A week later, I went back to do the other part of the loop, in the opposite direction. It had not snowed and was warmer; the snow was firmer, I could stand on it without sinking, and there were more tracks. I reached the main climb that goes to Maiden Shelter, Tait’s and the ski area, started pulling diamond markers out of trees and placing them higher. The snow was “fast,” I was carrying a mallet and diamonds, pliers in my pocket to pull out nails, so that replacing diamonds was a rest break as well as work. While I got to the same lunch spot at the same time, I was not nearly as tired. I had only had to break trail over a couple hundred yards, and it was not as difficult as the prior week.
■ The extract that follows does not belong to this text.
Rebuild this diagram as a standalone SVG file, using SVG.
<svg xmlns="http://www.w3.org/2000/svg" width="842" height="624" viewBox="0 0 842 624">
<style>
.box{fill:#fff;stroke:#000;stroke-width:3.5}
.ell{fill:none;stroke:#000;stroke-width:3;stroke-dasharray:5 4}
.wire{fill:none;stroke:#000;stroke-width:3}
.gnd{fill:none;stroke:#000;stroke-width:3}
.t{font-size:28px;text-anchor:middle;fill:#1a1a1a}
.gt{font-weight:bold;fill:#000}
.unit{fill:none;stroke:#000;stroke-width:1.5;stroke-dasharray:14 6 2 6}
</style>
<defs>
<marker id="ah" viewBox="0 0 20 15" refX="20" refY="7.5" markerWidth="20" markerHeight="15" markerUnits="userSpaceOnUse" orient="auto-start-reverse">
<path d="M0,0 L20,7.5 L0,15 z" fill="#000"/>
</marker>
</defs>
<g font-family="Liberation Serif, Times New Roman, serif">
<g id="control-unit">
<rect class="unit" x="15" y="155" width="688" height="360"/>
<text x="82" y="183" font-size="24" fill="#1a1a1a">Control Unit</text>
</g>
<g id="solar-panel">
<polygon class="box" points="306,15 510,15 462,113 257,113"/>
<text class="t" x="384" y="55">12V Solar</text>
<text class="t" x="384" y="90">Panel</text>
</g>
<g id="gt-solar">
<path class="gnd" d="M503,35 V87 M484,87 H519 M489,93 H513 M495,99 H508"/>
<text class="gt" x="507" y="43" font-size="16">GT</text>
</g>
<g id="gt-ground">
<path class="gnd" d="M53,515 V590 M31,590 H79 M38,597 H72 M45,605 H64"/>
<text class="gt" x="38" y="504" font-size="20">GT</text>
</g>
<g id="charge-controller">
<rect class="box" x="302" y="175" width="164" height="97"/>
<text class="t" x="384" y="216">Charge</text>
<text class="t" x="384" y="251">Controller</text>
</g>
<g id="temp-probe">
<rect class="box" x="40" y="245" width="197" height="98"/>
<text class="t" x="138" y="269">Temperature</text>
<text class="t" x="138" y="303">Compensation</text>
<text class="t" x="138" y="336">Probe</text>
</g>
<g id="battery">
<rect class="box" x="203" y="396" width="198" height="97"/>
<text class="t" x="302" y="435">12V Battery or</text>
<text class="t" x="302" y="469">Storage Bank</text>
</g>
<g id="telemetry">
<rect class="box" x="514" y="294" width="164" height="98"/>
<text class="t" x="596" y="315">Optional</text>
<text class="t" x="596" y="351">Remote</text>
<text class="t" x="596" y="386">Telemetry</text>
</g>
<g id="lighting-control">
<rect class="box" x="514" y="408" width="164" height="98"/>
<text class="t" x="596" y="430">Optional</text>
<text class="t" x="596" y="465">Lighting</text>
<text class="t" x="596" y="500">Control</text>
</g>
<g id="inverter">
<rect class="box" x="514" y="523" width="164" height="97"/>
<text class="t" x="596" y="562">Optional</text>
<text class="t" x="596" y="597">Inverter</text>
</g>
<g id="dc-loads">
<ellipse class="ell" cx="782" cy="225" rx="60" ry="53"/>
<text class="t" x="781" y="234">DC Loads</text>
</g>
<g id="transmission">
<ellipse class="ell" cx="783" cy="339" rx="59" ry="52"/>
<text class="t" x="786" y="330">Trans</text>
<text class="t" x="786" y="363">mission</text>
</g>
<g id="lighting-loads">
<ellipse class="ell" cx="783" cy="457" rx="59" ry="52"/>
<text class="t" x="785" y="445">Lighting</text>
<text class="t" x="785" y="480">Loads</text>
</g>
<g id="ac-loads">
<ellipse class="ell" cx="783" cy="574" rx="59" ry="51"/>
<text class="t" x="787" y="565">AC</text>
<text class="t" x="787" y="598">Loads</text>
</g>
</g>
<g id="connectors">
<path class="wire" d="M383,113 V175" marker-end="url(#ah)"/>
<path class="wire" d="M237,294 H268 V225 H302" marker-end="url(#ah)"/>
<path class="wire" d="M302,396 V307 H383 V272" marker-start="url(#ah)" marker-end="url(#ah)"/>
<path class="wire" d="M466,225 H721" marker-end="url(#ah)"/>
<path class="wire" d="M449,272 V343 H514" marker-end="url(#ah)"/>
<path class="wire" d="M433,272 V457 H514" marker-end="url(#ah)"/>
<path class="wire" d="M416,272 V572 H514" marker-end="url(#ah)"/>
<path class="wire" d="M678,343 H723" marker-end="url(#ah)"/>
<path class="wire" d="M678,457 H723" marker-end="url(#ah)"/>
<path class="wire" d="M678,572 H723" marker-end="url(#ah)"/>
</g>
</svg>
After lunch, I started to head on an angle away from the cliffs gradually towards the trail that still had my faint tracks. Then I changed my mind and headed directly to the trail. There in the middle was the hammer I had lost, frozen into the snow. It would have been a long walk back up to find it the week before. I took the same route down the Tie Trail, now covered by large clumps of snow which had fallen off the trees. I was glad I hadn’t gone up this way; coming down was far easier. I felt fine, if appropriately tired when I got to the car, after ten miles. Tait’s is done for this year, unless I decide to lead a snowshoe there. I have a few places next fall where I may add some more diamonds.
I will take better care of the hammer.